Die Lage wird auch dadurch nicht einfacher, dass – ebenfalls hier wie dort – nicht wenige Religionsprofessionelle der Großkonfessionen geradezu neidisch auf „die Anderen“ schielen. Kirchenleitende Funktionäre werden ganz blass, wie widerstandslos bei der konfessionellen Schwesterkirche Anweisungen durchzusetzen sind, weil die straffe Hierarchie keine problematisierenden und vor allem ermüdenden Diskussionsschleifen vorsieht. Und allzu gerne würde sich manche evangelische Kollegin, mancher evangelischer Kollege mit einer Aura priesterlicher Würde umgeben. Stola und Albe sollen dabei mithelfen. Und umgekehrt lässt der lockere, plurale und erfahrungsoffene Umgang mit den ehrwürdigen Beständen einer eindrucksvollen zweitausendjährigen Religion durchaus Neid aufkommen.

Anders gefragt: Ist uns das Profil, dass der Protestantismus in pointierter Weise die Religion der Freiheit ist, gleichgültig geworden? Können wir auf die These von der unsichtbaren Kirche als wahrer Kirche und damit auf die Einsicht eines Christentums außerhalb der Kirche verzichten? Wie ist das mit der Entdeckung, dass jeder seinem Gewissen verantwortlich ist? Vieles mehr ließe sich hier anführen, selbstverständlich auch für die Schwesterkirche.

Oder sehen wir das Christentum so sehr in die Defensive geraten, dass wir von Unterschieden nichts mehr wissen wollen? Veranlasst uns das Minderheitenbewusstsein dazu, die Grenze zwischen den Konfessionen beflissentlich zu übersehen, um sie umso dramatischer zwischen Christen und Atheisten zu verifizieren? Und geraten uns bei diesem Schubladendenken nicht diejenigen aus dem Blick, die ihr Christentum in einer gewissen Distanz zur verfassten Kirche leben, sich aber sehr wohl als evangelisch oder katholisch verstehen? Werden sie nicht unter Generalverdacht gestellt, so richtig jedenfalls nicht dazuzugehören? Verengen wir die Perspektive nicht Zug um Zug auf das, was man Kerngemeinde nennt? Doch nicht die Kerngemeinde, sondern ganz bestimmte Grundeinsichten sind es, die die jeweiligen Konfessionen prägen und unverwechselbar sein lassen.

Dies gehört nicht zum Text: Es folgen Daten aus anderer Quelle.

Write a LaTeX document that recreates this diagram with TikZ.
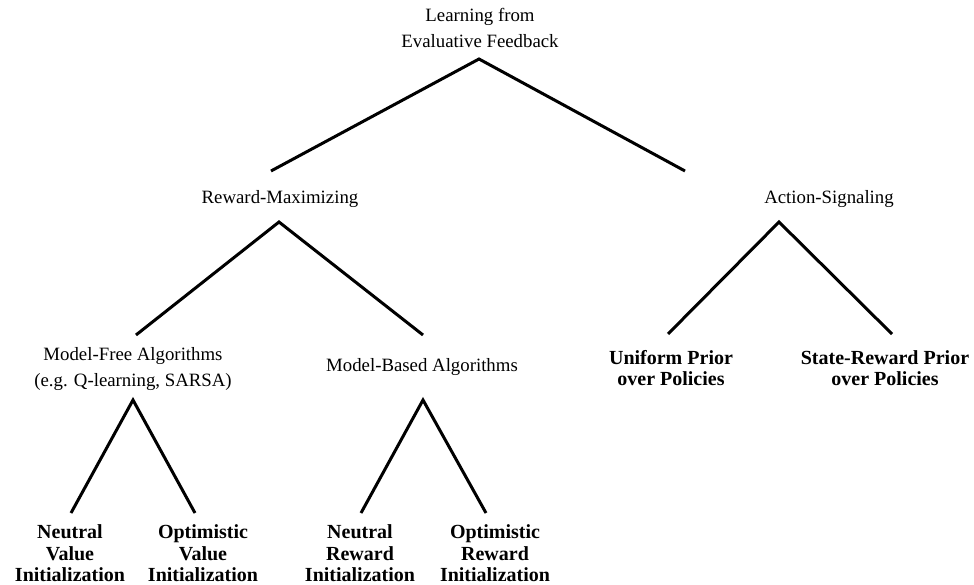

Wenn überhaupt, dann scheint gegenwärtig eine Ökumene der Profile Sinn zu machen. Das Wissen um die Profile der jeweiligen Konfessionen nenne ich Hintergrundwissen. Es weiß etwa um die Unterschiede beim Verständnis des Abendmahles. Es weiß um die Entwicklung, die zur Lehre von der Unfehlbarkeit des Papstes führte. Es weiß um die Unterschiede, die Gegensätze und auch das Verbindende.

Wer Hintergrundwissen für bedeutungslos erklärt, der verwischt das Profil, und wer Profile unkenntlich macht, der egalisiert, der vergleichgültigt, der rührt eine fade Einheitssoße zurecht, die niemandem Nahrung bietet. Doch wir brauchen dieses Hintergrundwissen, um zu verstehen, warum etwas ist, wie es ist, und warum etwas geworden ist, wie es ist.

Um Heil und Segen in Anspruch zu nehmen, brauche ich dieses Hintergrundwissen nicht. Das ist wie mit der Technik: Um Strom zu nutzen, muss ich nicht um die unterschiedlichsten Weisen der Stromerzeugung wissen. Der Strom kommt aus der Steckdose. Um Auto fahren zu können, muss mir der Unterschied zwischen Diesel und Benziner nicht bis in die letzten Details klar sein. Aber wenn ich verstehen will, kann ich nicht sagen: Hauptsache Autofahren.

Menschen mit Hintergrundwissen sind Menschen, die eher keinen Mehrheiten angehören. Es sind die Minderheiten, die über Hintergrundwissen verfügen. Das kann auch als unangenehm empfunden werden, denn in der Regel wollen wir zu den Mehrheiten gehören. Und so kann es geschehen, dass wir meinen, mit denen auftreten zu müssen, die Hintergrundwissen für unwichtig halten.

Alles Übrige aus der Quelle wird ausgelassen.